Instructions for the task: Find the lines that contain the word "LaTeX" and copy each one.

Material:

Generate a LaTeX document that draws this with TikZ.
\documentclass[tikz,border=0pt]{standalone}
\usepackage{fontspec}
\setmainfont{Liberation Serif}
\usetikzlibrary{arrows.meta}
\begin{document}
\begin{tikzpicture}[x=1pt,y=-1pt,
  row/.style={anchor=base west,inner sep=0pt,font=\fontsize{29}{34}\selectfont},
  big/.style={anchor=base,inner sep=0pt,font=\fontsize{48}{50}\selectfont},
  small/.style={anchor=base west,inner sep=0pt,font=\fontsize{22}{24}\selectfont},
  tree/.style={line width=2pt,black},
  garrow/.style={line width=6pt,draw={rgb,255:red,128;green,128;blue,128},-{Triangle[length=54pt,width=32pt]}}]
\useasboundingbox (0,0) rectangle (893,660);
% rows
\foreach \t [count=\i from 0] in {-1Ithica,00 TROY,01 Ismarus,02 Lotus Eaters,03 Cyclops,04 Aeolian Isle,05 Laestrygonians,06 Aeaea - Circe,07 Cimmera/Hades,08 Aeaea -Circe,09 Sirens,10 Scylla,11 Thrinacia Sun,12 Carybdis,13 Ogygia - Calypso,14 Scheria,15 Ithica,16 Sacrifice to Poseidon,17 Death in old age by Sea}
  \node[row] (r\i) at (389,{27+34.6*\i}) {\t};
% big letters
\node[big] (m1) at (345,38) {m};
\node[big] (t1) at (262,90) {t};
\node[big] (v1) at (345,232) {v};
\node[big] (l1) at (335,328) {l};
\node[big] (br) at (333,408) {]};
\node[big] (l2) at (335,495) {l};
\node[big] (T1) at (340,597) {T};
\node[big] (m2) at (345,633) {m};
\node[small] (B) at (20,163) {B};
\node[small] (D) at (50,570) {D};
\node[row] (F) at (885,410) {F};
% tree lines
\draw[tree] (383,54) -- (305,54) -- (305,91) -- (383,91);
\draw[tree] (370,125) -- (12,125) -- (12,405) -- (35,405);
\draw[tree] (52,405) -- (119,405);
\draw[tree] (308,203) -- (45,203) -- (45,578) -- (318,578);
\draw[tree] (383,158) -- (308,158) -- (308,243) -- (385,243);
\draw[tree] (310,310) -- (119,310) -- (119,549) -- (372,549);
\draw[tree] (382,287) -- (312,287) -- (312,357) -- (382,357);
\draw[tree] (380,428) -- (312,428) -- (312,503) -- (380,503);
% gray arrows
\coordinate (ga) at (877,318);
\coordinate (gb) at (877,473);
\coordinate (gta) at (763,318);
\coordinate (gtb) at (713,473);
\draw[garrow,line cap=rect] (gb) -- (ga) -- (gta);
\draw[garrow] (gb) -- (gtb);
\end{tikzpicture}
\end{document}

* * *

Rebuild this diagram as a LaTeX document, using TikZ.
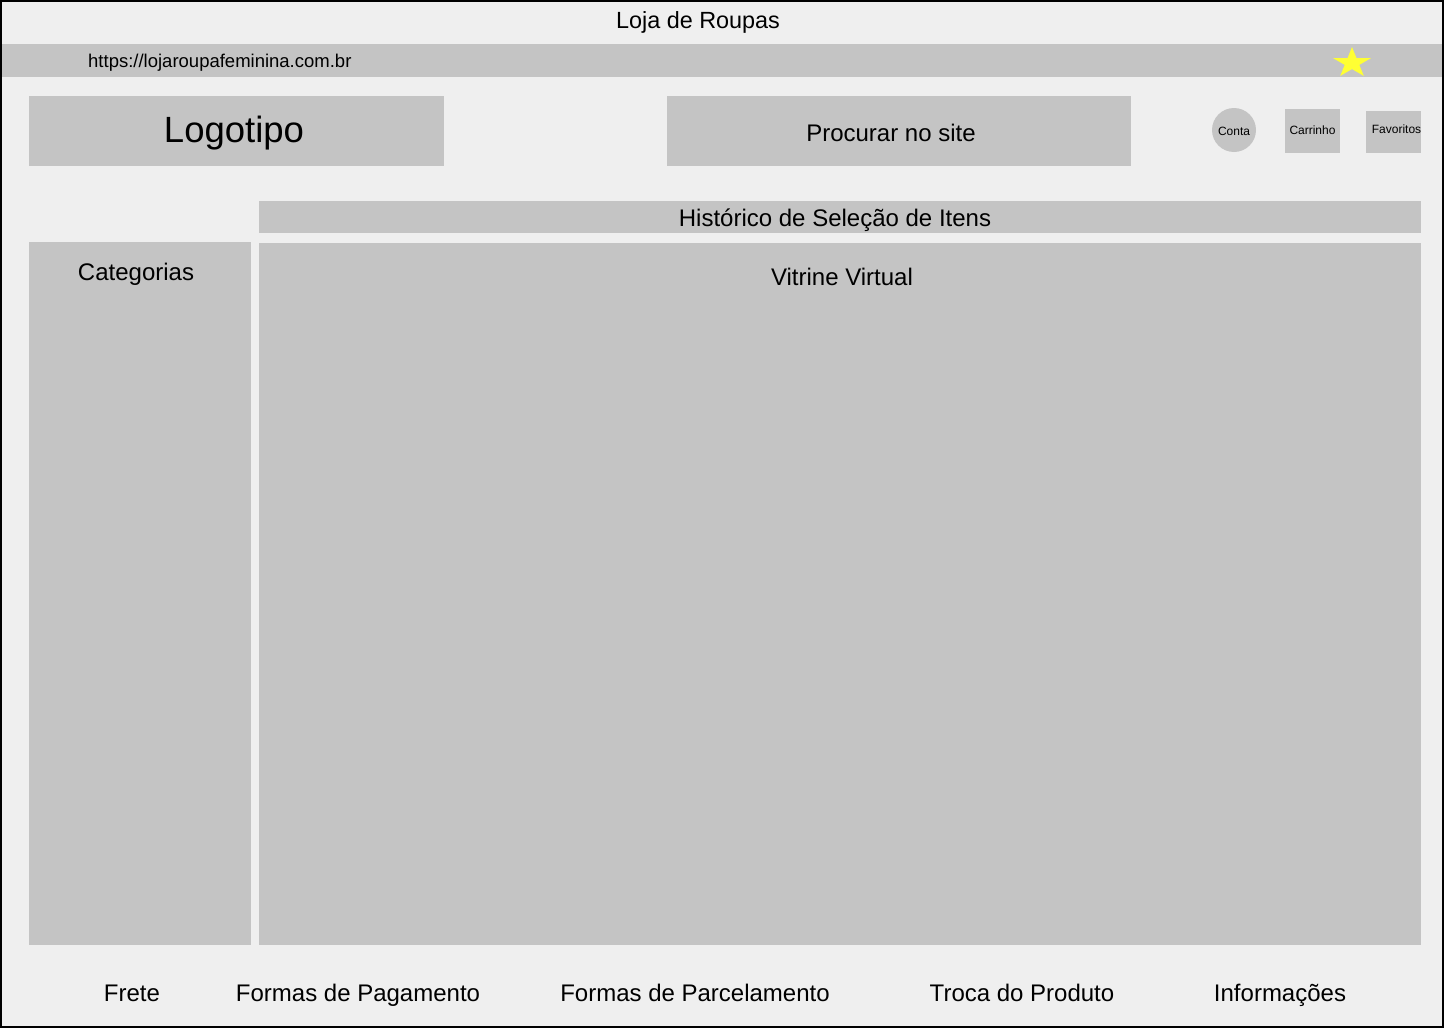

Result of the task:
Generate a LaTeX document that draws this with TikZ.
Rebuild this diagram as a LaTeX document, using TikZ.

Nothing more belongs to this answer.